To combat isolation, Cooks and the O&M team organize events that bring students and families together. From a beeping egg hunt at Easter to Baby’s Day Out for infants and toddlers with visual impairments, these gatherings give students a space to practice skills and feel a sense of belonging.
“We want our students to be in a room and think, ‘I am not alone. There are other people like me, and we’re all figuring this out together,’” Cooks said. “When they meet peers who use canes, who advocate for themselves, who are proud of who they are—that changes everything.”
A big part of Cooks’ work is focused on teaching students to protect their autonomy. She runs roleplay scenarios where students practice what to say when someone grabs their arm without asking, moves their cane, or speaks to an adult instead of to them. Cooks said that students practice phrases such as “please don’t touch me without asking” or “talk to me directly” to assert a sense of autonomy and claim recognition from others.
However, her advocacy extends beyond students to the broader community. She urges adults to start with respect and communication when interacting with someone who is blind.
“When you walk into a room, make sure that you greet the person there, or let them know that you’re there,” she advised. “Always introduce yourself, and always ask if you can touch their cane or their body or their guide dog.”
Cooks has also become an advocate for early mobility. Working with infants, she saw that many blind babies were late to crawl because they are carried to where they want to go. She went searching for a solution and discovered Crawligator, a tummy-time mobility device originally designed for babies with flat head syndrome. She immediately recognized its potential for her students.
“For blind children, the world only exists through touch. The Crawligator helps them get into a crawling position so they can independently explore their environment,” she explained. “It’s opening up not only a door to them being mobile, but to their vocabulary.” A partnership with Crawligator founder Stacey Kohler has brought the device to nearly 30 Dallas families, with plans for larger sizes and wider distribution.

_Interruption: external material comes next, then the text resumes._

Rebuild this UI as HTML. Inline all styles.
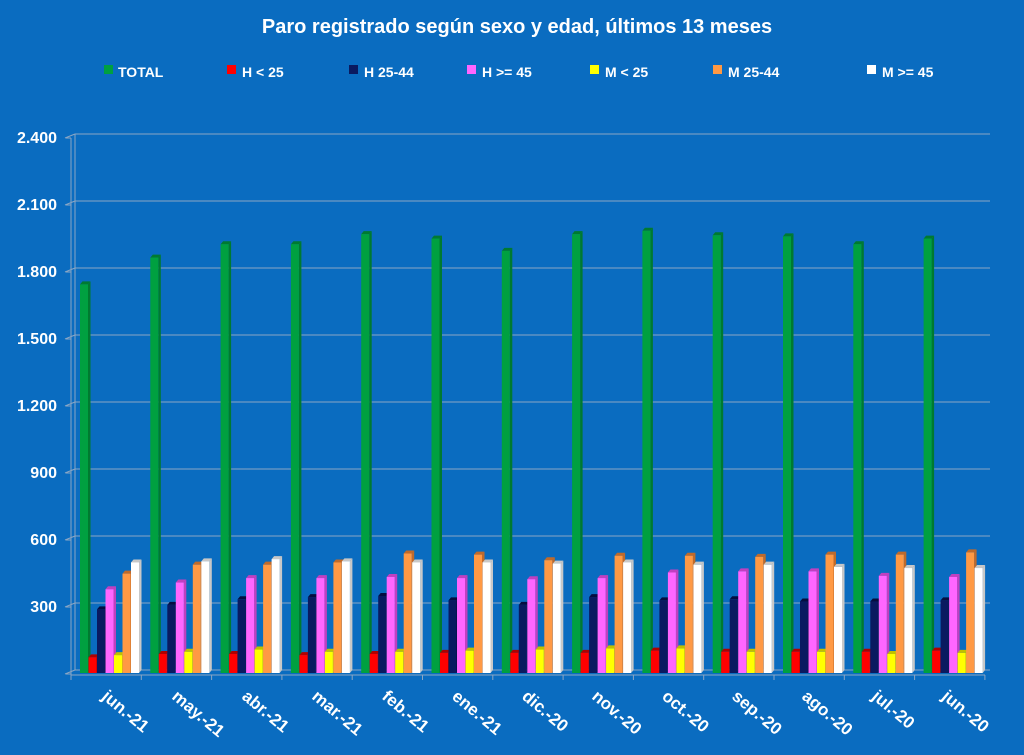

Despite the long drives between 46 campuses and the constant juggling of schedules, Cooks remains energized by the moments most people never see: a student who finally trusts the cane enough to walk at a normal pace, a family who stops hovering and starts cheering, a young adult who texts to say they made it to college orientation on their own.
To her, mobility isn’t just about getting from point A to point B; it’s about access to education, employment, friendships, and full participation in life.
“Those victories might look small to someone else,” Cooks said, “but they’re everything to us. “Our students’ vision may be limited,” she said, “but their direction, their dreams, and their future are not.”